Maitland has recorded a mixed bag of results from the latest crime statistics, with a significant drop in steal from motor vehicle offences but a rise in retail store thefts and frauds.
The Bureau of Crime Statistics and Research report released Wednesday showed theft from motor vehicles dropped 34.8 per cent in a year – from 827 in the 12 months to June 2017 to 539 in the following year.
Maitland police officer in charge Chief Inspector Glenn Blain said police had made a conscious effort to combat the problem in recent months.
“There have been little spikes in localised areas, but it’s down across the board,” he said.
“We’ve deployed a lot of strategies targeting known hotspots.
“We’re out in that space turning people over.”
Maitland MP Jenny Aitchison commended the work of police and also Neighbourhood Watch groups in taking charge to bring down the crime.
But Ms Aitchison said although it has decreased, property theft from motor vehicles continued to be problematic with more than one offence each day.
She said that figure was now matched by fraud offences, which have jumped 31 per cent. Police say contactless payment features on credit cards now made them easier to use once stolen, which could explain the rise in fraud.
Also of concern to Ms Aitchison was the 31 per cent spike in retail theft.
Ms Aitchison and police agreed the expansion of Stockland Green Hills as well as The Levee upgrade were an obvious factor in the rise.
“We’ve more than doubled the amount of retail stores, so that’s obviously drawing more shoppers,” Chief Inspector Blain said.
“But detection has also increased with improved technology and the deployment of loss prevention officers.”

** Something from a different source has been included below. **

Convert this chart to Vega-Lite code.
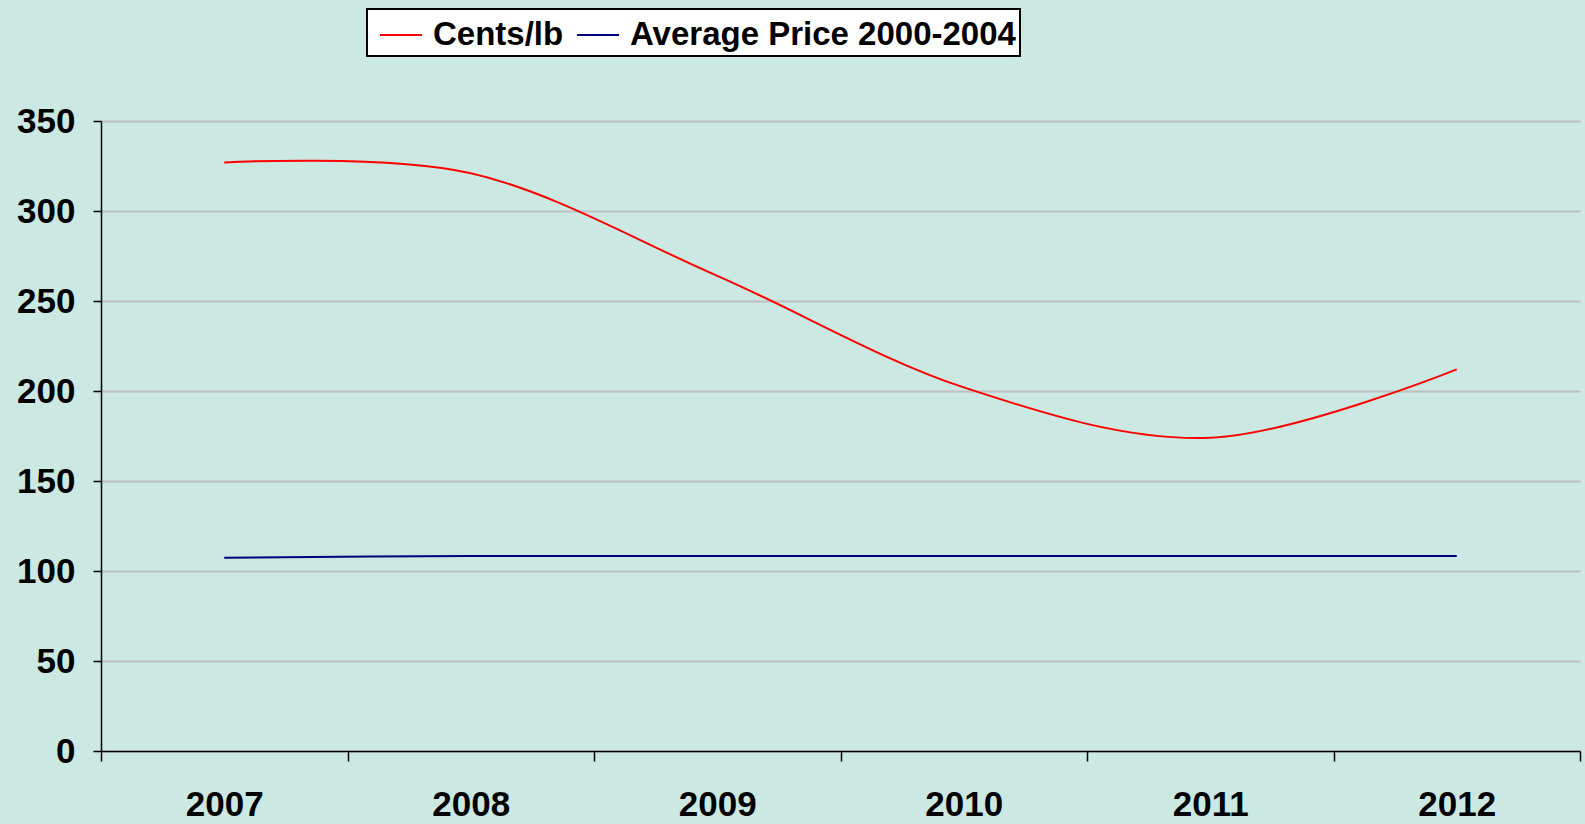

Ms Aitchison believes the reinvigoration of Neighbourhood Watch may also be contributing, as their hard work is pushing criminals out of the suburbs and into the shops.
The MP said she would discuss the issue with the Port Stephens-Hunter police Commander and had made contact with Maitland Business Chamber president Matthew Bardwell, who invited police to address a chamber meeting on crime prevention strategies.
Ms Aitchison has also called on Police Minister Troy Grant to indicate if local police will be receiving more resources to deal with the increased crime statistics.
“Police continue to go above and beyond in proactive and preventative policing, but they cannot continue to keep doing more with inadequate resources in the face of such significant increases in crime rates,” she said.